The translation function captures real-time video data of the user's hand movements through the device's camera and sends it to the backend via the Prediction API. The video, uploaded as an MP4 file, is processed using machine learning (ML) algorithms, and the results are returned to the user.

The results include:

  • class: The meaning of the ASL sign.

  • translated: The translated meaning of the ASL sign in Thai.

  • average: The average confidence of the detection, The percentage of how closely the detected sign matches the one from the database.

  • count: The count of detected hand signs in each individual frame of the video.

Translation Functions

  • The system will prompt the user for permission to start recording from their camera. Once the user grants permission and clicks "Start Recording", the camera recording will begin, allowing the user to perform the sign they wish to translate..

    Translation page-open camera

    Translation page-stop recording

  • After the user clicks 'Stop Recording,' the video file is sent for processing and sign prediction through the recognition function. The machine learning model compares the recorded sign and returns the top three signs with the highest accuracy, indicating the closest matches. These results are displayed in the translation box, showing the hand sign's meaning in both English and Thai. Below the results, a semicircular progress bar will indicate the accuracy, with the color representing the confidence level: red for confidence below 50%, yellow for confidence between 50% and 60%, and green for confidence above 60%. If only one sign matches, the result will display that sign's details.

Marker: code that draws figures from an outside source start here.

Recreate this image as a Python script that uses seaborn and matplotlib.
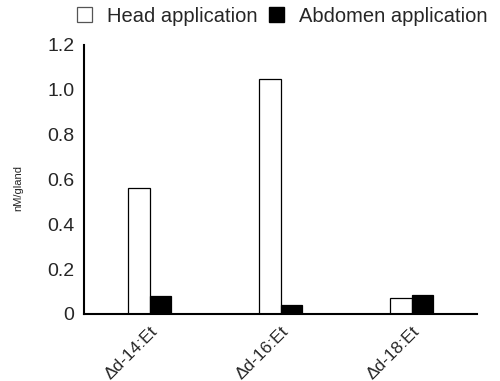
import matplotlib
matplotlib.use("Agg")
import matplotlib.pyplot as plt
import seaborn as sns
import pandas as pd
from matplotlib.patches import Patch
from matplotlib.ticker import FixedLocator

categories = ["Δd-14:Et", "Δd-16:Et", "Δd-18:Et"]
head_values = [0.56, 1.05, 0.07]
abdomen_values = [0.08, 0.04, 0.085]
series_names = ["Head application", "Abdomen application"]
ytick_values = [0, 0.2, 0.4, 0.6, 0.8, 1.0, 1.2]
ytick_labels = ["0", "0.2", "0.4", "0.6", "0.8", "1.0", "1.2"]

sns.set_style("white")
plt.rcParams["font.family"] = ["Liberation Sans", "DejaVu Sans"]

df = pd.DataFrame({
    "category": categories * 2,
    "value": head_values + abdomen_values,
    "series": [series_names[0]] * 3 + [series_names[1]] * 3,
})

fig = plt.figure(figsize=(5.0, 3.81), dpi=100)
ax = fig.add_axes([0.168, 0.176, 0.786, 0.706])

sns.barplot(data=df, x="category", y="value", hue="series",
            palette={series_names[0]: "white", series_names[1]: "black"},
            edgecolor="black", linewidth=0.9, width=0.33, gap=0,
            ax=ax, legend=False, errorbar=None)

ax.set_xlim(-0.5, 2.5)
ax.set_ylim(0, 1.2)
ax.set_yticks(ytick_values)
ax.set_yticklabels(ytick_labels, fontsize=14)
ax.set_xlabel("")
ax.set_ylabel("nM/gland", fontsize=8)
ax.yaxis.set_label_coords(-0.155, 0.47)

ax.xaxis.set_minor_locator(FixedLocator([-0.5, 0.5, 1.5, 2.5]))
ax.tick_params(axis="x", which="major", length=0, pad=7)
ax.tick_params(axis="x", which="minor", length=4, width=1.2, direction="in", color="black")
ax.tick_params(axis="y", which="major", length=4, width=1.2, direction="out", color="black", pad=3)
ax.set_xticks(range(len(categories)))
ax.set_xticklabels(categories, fontsize=12.5, rotation=45, ha="right", rotation_mode="anchor")

for side in ["top", "right"]:
    ax.spines[side].set_visible(False)
for side in ["left", "bottom"]:
    ax.spines[side].set_color("black")
    ax.spines[side].set_linewidth(1.5)

handles = [Patch(facecolor="white", edgecolor="#555555", linewidth=0.9),
           Patch(facecolor="black", edgecolor="black")]
fig.legend(handles, series_names, loc="upper left", bbox_to_anchor=(0.118, 1.03),
           ncol=2, frameon=False, fontsize=14.5, handlelength=0.72, handleheight=0.72,
           handletextpad=0.75, columnspacing=0.6)

fig.savefig("out.png", dpi=100)
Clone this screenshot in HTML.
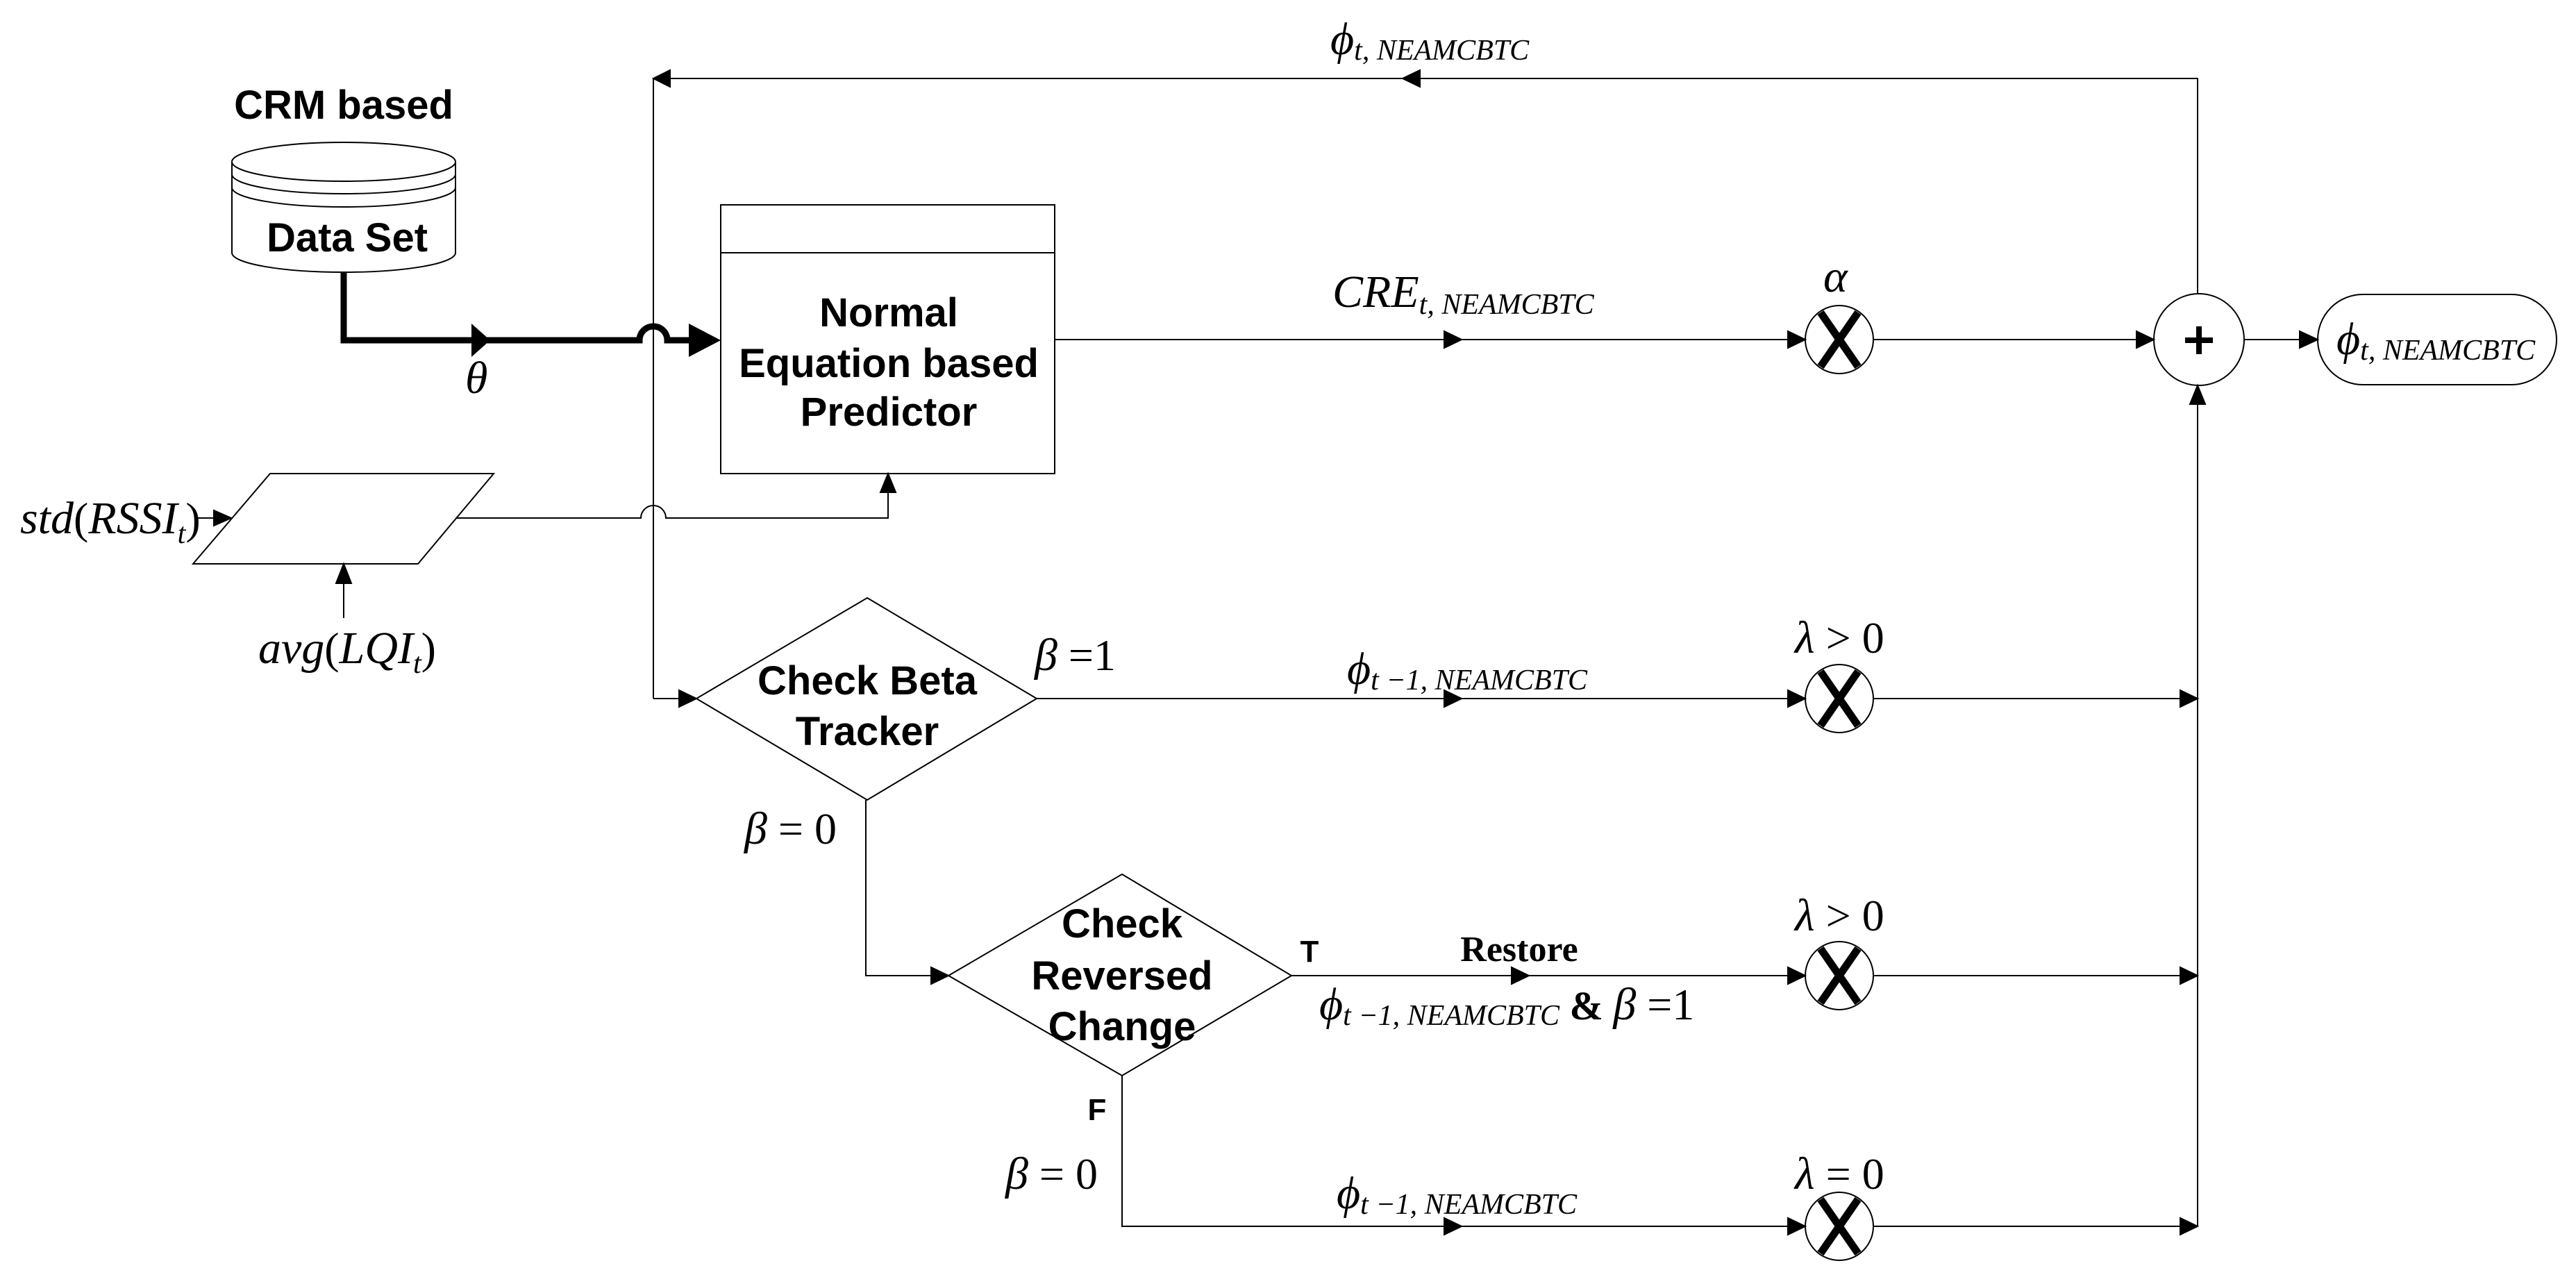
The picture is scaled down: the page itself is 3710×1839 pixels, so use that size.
<!DOCTYPE html>
<html><head><meta charset="utf-8"><style>
html,body{margin:0;padding:0;background:#fff}
svg{display:block}
.b{font-family:"Liberation Sans Narrow","Liberation Sans",sans-serif;font-weight:bold;font-size:58px;text-anchor:middle}
.m{font-family:"Liberation Serif",serif;font-style:italic;font-size:66px}
.s{font-family:"Liberation Serif",serif;font-style:italic;font-size:42px}
.r{font-family:"Liberation Serif",serif;font-size:64px}
</style></head><body>
<svg width="3710" height="1839" viewBox="0 0 3710 1839" xmlns="http://www.w3.org/2000/svg">
<g fill="none" stroke="#000" stroke-width="2">
<path d="M3165,423V113H941V1006"/>
<path d="M2045,101L2020,113L2045,125z" fill="#000"/>
<path d="M965,101L941,113L965,125z" fill="#000"/>
<path d="M334,233V364A161,28 0 0 0 656,364V233"/>
<ellipse cx="495" cy="233" rx="161" ry="28"/>
<path d="M334,251A161,28 0 0 0 656,251M334,270A161,28 0 0 0 656,270"/>
<path d="M495,392V490H921A20,20 0 0 1 961,490H995" stroke-width="9"/>
<path d="M679,466L706,490L679,514z" fill="#000" stroke="none"/>
<path d="M992,466L1038,490L992,514z" fill="#000" stroke="none"/>
<rect x="1038" y="295" width="481" height="387"/>
<path d="M1038,364H1519"/>
<path d="M389,682H711L602,812H278z"/>
<path d="M658,746H923A18,18 0 0 1 959,746H1279V682"/>
<path d="M1268,709L1279,682L1290,709z" fill="#000"/>
<path d="M283,746H330"/><path d="M308,735L333,746L308,757z" fill="#000"/>
<path d="M495,890V812"/><path d="M484,840L495,812L506,840z" fill="#000"/>
<path d="M1519,489H2600M2698,489H3102M3232,489H3338"/>
<path d="M2080,477L2105,489L2080,501z" fill="#000"/>
<path d="M2575,477L2600,489L2575,501z" fill="#000"/>
<path d="M3077,477L3102,489L3077,501z" fill="#000"/>
<path d="M3312,477L3338,489L3312,501z" fill="#000"/>
<ellipse cx="2649" cy="489" rx="49" ry="49"/>
<path d="M2622,450L2676,528M2676,450L2622,528" stroke-width="11"/>
<ellipse cx="3167" cy="489" rx="65" ry="66"/>
<rect x="3338" y="424" width="344" height="130" rx="65" ry="65"/>
<path d="M3165,555V1766"/>
<path d="M3154,582L3165,555L3176,582z" fill="#000"/>
<path d="M1249,861L1493,1006L1249,1152L1003,1006z"/>
<path d="M941,1006H1003"/><path d="M978,994L1003,1006L978,1018z" fill="#000"/>
<path d="M1493,1006H2600M2698,1006H3165"/>
<path d="M1247,1152V1405H1366"/><path d="M1341,1393L1366,1405L1341,1417z" fill="#000"/>
<path d="M1616,1259L1860,1405L1616,1549L1366,1405z"/>
<path d="M1860,1405H2600M2698,1405H3165"/>
<path d="M1616,1549V1766H2600M2698,1766H3165"/>
<g fill="#000">
<path d="M2080,994L2105,1006L2080,1018z"/><path d="M2575,994L2600,1006L2575,1018z"/><path d="M3140,994L3165,1006L3140,1018z"/>
<path d="M2177,1393L2202,1405L2177,1417z"/><path d="M2575,1393L2600,1405L2575,1417z"/><path d="M3140,1393L3165,1405L3140,1417z"/>
<path d="M2080,1754L2105,1766L2080,1778z"/><path d="M2575,1754L2600,1766L2575,1778z"/><path d="M3140,1754L3165,1766L3140,1778z"/>
</g>
<ellipse cx="2649" cy="1006" rx="49" ry="49"/><path d="M2622,967L2676,1045M2676,967L2622,1045" stroke-width="11"/>
<ellipse cx="2649" cy="1405" rx="49" ry="49"/><path d="M2622,1366L2676,1444M2676,1366L2622,1444" stroke-width="11"/>
<ellipse cx="2649" cy="1766" rx="49" ry="49"/><path d="M2622,1727L2676,1805M2676,1727L2622,1805" stroke-width="11"/>
</g>
<path d="M3167,470V510M3147,490H3187" stroke="#000" stroke-width="8"/>
<text class="b" x="495" y="171">CRM based</text>
<text class="b" x="500" y="362">Data Set</text>
<text class="b" x="1280" y="470">Normal</text>
<text class="b" x="1280" y="543">Equation based</text>
<text class="b" x="1280" y="613">Predictor</text>
<text class="b" x="1249" y="1000">Check Beta</text>
<text class="b" x="1249" y="1073">Tracker</text>
<text class="b" x="1616" y="1350">Check</text>
<text class="b" x="1616" y="1425">Reversed</text>
<text class="b" x="1616" y="1498">Change</text>
<text class="b" x="1886" y="1385" style="font-size:44px">T</text>
<text class="b" x="1580" y="1613" style="font-size:44px">F</text>
<text x="2188" y="1384" style="font-family:'Liberation Serif',serif;font-weight:bold;font-size:52px;text-anchor:middle">Restore</text>
<text class="m" x="670" y="566">θ</text>
<text x="29" y="768"><tspan class="m">std</tspan><tspan class="r">(</tspan><tspan class="m">RSSI</tspan><tspan class="s" dy="14">t</tspan><tspan class="r" dy="-14">)</tspan></text>
<text x="372" y="955"><tspan class="m">avg</tspan><tspan class="r">(</tspan><tspan class="m">LQI</tspan><tspan class="s" dy="14">t</tspan><tspan class="r" dy="-14">)</tspan></text>
<text x="1916" y="78"><tspan class="m">ϕ</tspan><tspan class="s" dy="8">t, NEAMCBTC</tspan></text>
<text x="1919" y="442"><tspan class="m">CRE</tspan><tspan class="s" dy="10">t, NEAMCBTC</tspan></text>
<text class="m" x="2626" y="420">α</text>
<text x="3365" y="510"><tspan class="m">ϕ</tspan><tspan class="s" dy="8">t, NEAMCBTC</tspan></text>
<text x="1490" y="965"><tspan class="m">β</tspan><tspan class="r"> =1</tspan></text>
<text x="1940" y="985"><tspan class="m">ϕ</tspan><tspan class="s" dy="8">t −1, NEAMCBTC</tspan></text>
<text x="2585" y="940"><tspan class="m">λ</tspan><tspan class="r"> &gt; 0</tspan></text>
<text x="1072" y="1215"><tspan class="m">β</tspan><tspan class="r"> = 0</tspan></text>
<text x="2585" y="1340"><tspan class="m">λ</tspan><tspan class="r"> &gt; 0</tspan></text>
<text x="1900" y="1468"><tspan class="m">ϕ</tspan><tspan class="s" dy="8">t −1, NEAMCBTC</tspan><tspan dy="-8" style="font-family:'Liberation Serif',serif;font-weight:bold;font-size:58px"> &amp; </tspan><tspan class="m">β</tspan><tspan class="r"> =1</tspan></text>
<text x="1448" y="1712"><tspan class="m">β</tspan><tspan class="r"> = 0</tspan></text>
<text x="1925" y="1740"><tspan class="m">ϕ</tspan><tspan class="s" dy="8">t −1, NEAMCBTC</tspan></text>
<text x="2585" y="1712"><tspan class="m">λ</tspan><tspan class="r"> = 0</tspan></text>
</svg>
</body></html>
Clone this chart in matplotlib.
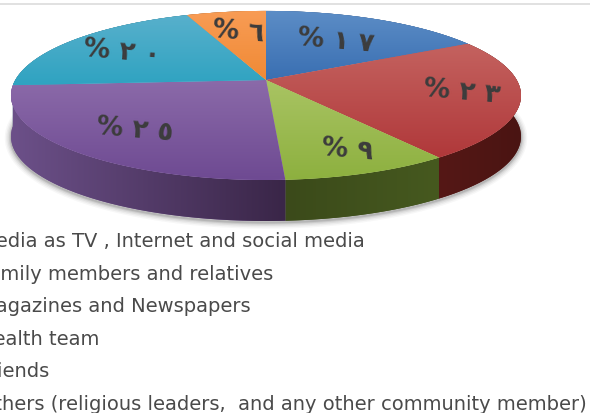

    Translation page-result

Quiz & Learning:

The Quiz API allows users to access video content from the cloud, displaying a hand sign motion. The user is then required to correctly identify the meaning or class of the ASL sign they see, either in English or Thai. . The system will verify whether the user's answer matches the expected classification. Once all the quiz questions are completed, the system will display the user's score, including the number of correct answers and the percentage of correct responses.

  • User accesses the learning and quiz pages.

    Learn page

  • The user inputs the answer they believe is the closest meaning to the ASL sign they see.

    Quiz page

  • After the user completes the quiz, the score, including the number of correct answers and the percentage, will be displayed.

    Final Result Modal

  • The user can exit the quiz at any time by clicking the backward arrow button, which will trigger the Exit Quiz modal to pop up

    Exit the Quiz Modal

If the user clicks 'Stat' from the homepage, they will be directed to the History page, which displays a bar chart showing the top translated signs based on user data.

History Page

Result

After conducting usability testing with both sign language experts and users, the system achieved a System Usability Scale (SUS) score of 74.69, indicating strong usability and high adoption potential. The system also achieved an average accuracy of 81.24% in predicting ASL. These technologies enable real-time ASL translation, interactive ASL lessons, and progress tracking, all of which contribute to advancing ASL communication and education.